The Offset Policy Project is a long-term initiative by the Innovations for Peace and Development (IPD) Lab at The University of Texas at Austin.
Our goal is to collect, analyze, and present data on how European countries have structured their defense offset policies between 1990 and 2020. A defense offset is a contractual obligation that requires defense contractors to reinvest some portion of the contract value into the purchasing country’s economy.
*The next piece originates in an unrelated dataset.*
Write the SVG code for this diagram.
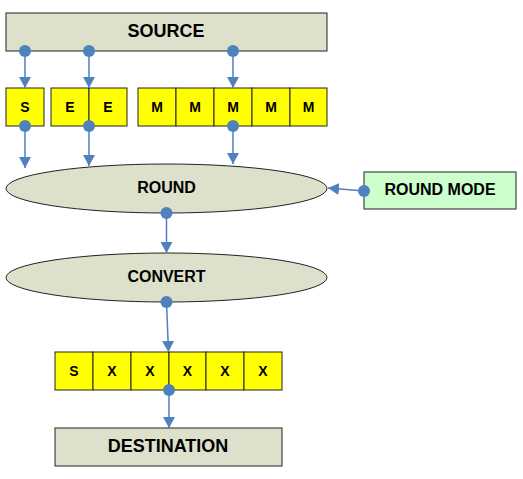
<svg xmlns="http://www.w3.org/2000/svg" width="523" height="479" viewBox="0 0 523 479">
<style>
.gray{fill:#dde0cb;stroke:#222;stroke-width:1}
.yel{fill:#ffff00;stroke:#222;stroke-width:1}
.grn{fill:#ccffcc;stroke:#222;stroke-width:1}
text{font-family:"Liberation Sans",Arial,sans-serif;font-weight:bold;fill:#000;text-anchor:middle}
.big{font-size:18px}
.mid{font-size:16px}
.sm{font-size:14px}
.conn line{stroke:#4f81bd;stroke-width:1.5;marker-end:url(#arr)}
.conn circle{fill:#4f81bd}
</style>
<defs>
<marker id="arr" markerWidth="12" markerHeight="12" viewBox="0 0 12 12" refX="11" refY="6" orient="auto" markerUnits="userSpaceOnUse">
<path d="M0,0 L11,6 L0,12 Z" fill="#4f81bd"/>
</marker>
</defs>
<rect width="523" height="479" fill="#fff"/>
<g id="source"><rect class="gray" x="6" y="13" width="321" height="38"/><text class="big" x="166" y="37">SOURCE</text></g>
<g id="sign"><rect class="yel" x="6" y="88" width="38" height="38"/><text class="sm" x="25" y="112">S</text></g>
<g id="exponent"><rect class="yel" x="51" y="88" width="38" height="38"/><rect class="yel" x="89" y="88" width="38" height="38"/><text class="sm" x="70" y="112">E</text><text class="sm" x="108" y="112">E</text></g>
<g id="mantissa"><rect class="yel" x="138" y="88" width="38" height="38"/><rect class="yel" x="176" y="88" width="38" height="38"/><rect class="yel" x="214" y="88" width="38" height="38"/><rect class="yel" x="252" y="88" width="38" height="38"/><rect class="yel" x="290" y="88" width="37" height="38"/>
<text class="sm" x="157" y="112">M</text><text class="sm" x="195" y="112">M</text><text class="sm" x="233" y="112">M</text><text class="sm" x="271" y="112">M</text><text class="sm" x="308.5" y="112">M</text></g>
<g id="round"><ellipse class="gray" cx="166.5" cy="188.5" rx="160.5" ry="24.5"/><text class="mid" x="166.5" y="193">ROUND</text></g>
<g id="roundmode"><rect class="grn" x="364" y="172" width="152" height="37"/><text class="mid" x="440" y="195">ROUND MODE</text></g>
<g id="convert"><ellipse class="gray" cx="166.5" cy="277.5" rx="160.5" ry="24.5"/><text class="mid" x="166.5" y="282">CONVERT</text></g>
<g id="result"><rect class="yel" x="55" y="352" width="38" height="38"/><rect class="yel" x="93" y="352" width="38" height="38"/><rect class="yel" x="131" y="352" width="38" height="38"/><rect class="yel" x="169" y="352" width="37" height="38"/><rect class="yel" x="206" y="352" width="38" height="38"/><rect class="yel" x="244" y="352" width="38" height="38"/>
<text class="sm" x="74" y="376">S</text><text class="sm" x="112" y="376">X</text><text class="sm" x="150" y="376">X</text><text class="sm" x="187.5" y="376">X</text><text class="sm" x="225" y="376">X</text><text class="sm" x="263" y="376">X</text></g>
<g id="destination"><rect class="gray" x="55" y="428" width="227" height="38"/><text class="big" x="168" y="452">DESTINATION</text></g>
<g id="connectors" class="conn">
<line x1="25" y1="51" x2="25" y2="88"/><circle cx="25" cy="51" r="6"/>
<line x1="89" y1="51" x2="89" y2="88"/><circle cx="89" cy="51" r="6"/>
<line x1="233" y1="51" x2="233" y2="88"/><circle cx="233" cy="51" r="6"/>
<line x1="25" y1="126" x2="25" y2="168"/><circle cx="25" cy="126" r="6"/>
<line x1="89" y1="126" x2="89" y2="166"/><circle cx="89" cy="126" r="6"/>
<line x1="233" y1="126" x2="233" y2="164"/><circle cx="233" cy="126" r="6"/>
<line x1="364" y1="191" x2="328" y2="188"/><circle cx="364" cy="191" r="6"/>
<line x1="166.5" y1="213" x2="166.5" y2="253"/><circle cx="166.5" cy="213" r="6"/>
<line x1="166.5" y1="302" x2="168.5" y2="352"/><circle cx="166.5" cy="302" r="6"/>
<line x1="169" y1="390" x2="169" y2="428"/><circle cx="169" cy="390" r="6"/>
</g>
</svg>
This project aims to collect data that will allow researchers to identify how variation in the structure of defense procurement and offset institutions influences their use and efficacy.
This resource provides one of the most comprehensive publicly available inventories of how states structure and manage their defense-industrial policy apparatuses.
Currently, the website features:
- An Interactive Map & Country List: A visual representation of European offset policies, allowing users to explore individual country regulations and their historical development.
- Policy Timeline: A chronological overview of offset policy changes across Europe, helping to identify trends, shifts, and regulatory evolutions.
- Detailed Methodology: A breakdown of our research framework, data collection methods, and coding criteria.
How We Collect Our Data
Our process typically requires roughly one semester of research per country, during which time each researcher engages in:
- Comprehensive archival and digital research: Using English and native-language sources, we consult government publications, defense industry reports, news databases, and archival tools like the Internet Archive’s Wayback Machine.
- Multi-stage review and verification: Each data entry is double-checked by a secondary researcher for accuracy, followed by final approval and vetting by the project lead.
- Systematic documentation: Every coded year is supported by a document of sources that includes screenshots, excerpts, and persistent links.
- Standardized variable coding: We use a uniform spreadsheet structure with over a dozen variables, including:
- Existence of a Ministry of Defense (MoD) or a Ministry of Economy (MoE)
- Presence of formal offset policy or bans
- Mandatory offset thresholds and monetary limits
- Bureaucratic location of offset management (MoD vs. MoE)
- Names of responsible departments or agencies
The coding scheme distinguishes between documented years, where a source confirms a policy, and imputed years (where policy is inferred to remain unchanged).
This methodology is informed by political science literature on institutions and bureaucratic politics. Our core hypotheses explore how formal and informal offset institutions, and divergent bureaucratic interests, affect offset policy outcomes..
What Researchers Can Do with This Information
This project provides a wealth of data for scholars, policymakers, and defense analysts interested in understanding the strategic, economic, and technological impacts of offset agreements. Some key research applications include:
- Comparative analysis: Identify how different European countries approach offset regulation and how those approaches evolve over time.
- Institutional and policy design studies: Explore the relationship between bureaucratic structures and the development or enforcement of offset policies.
- Economic and strategic assessment: Evaluate the impact of offset frameworks on national defense capabilities, industrial development, and broader economic outcomes.
- Legal and compliance inquiries: Investigate how countries interpret, implement, and enforce offset-related regulations within different legal and institutional settings.
By mapping institutional design and policy evolution, our platform offers a foundational dataset for understanding how states approach one of the most complex, and often opaque, elements of international defense procurement.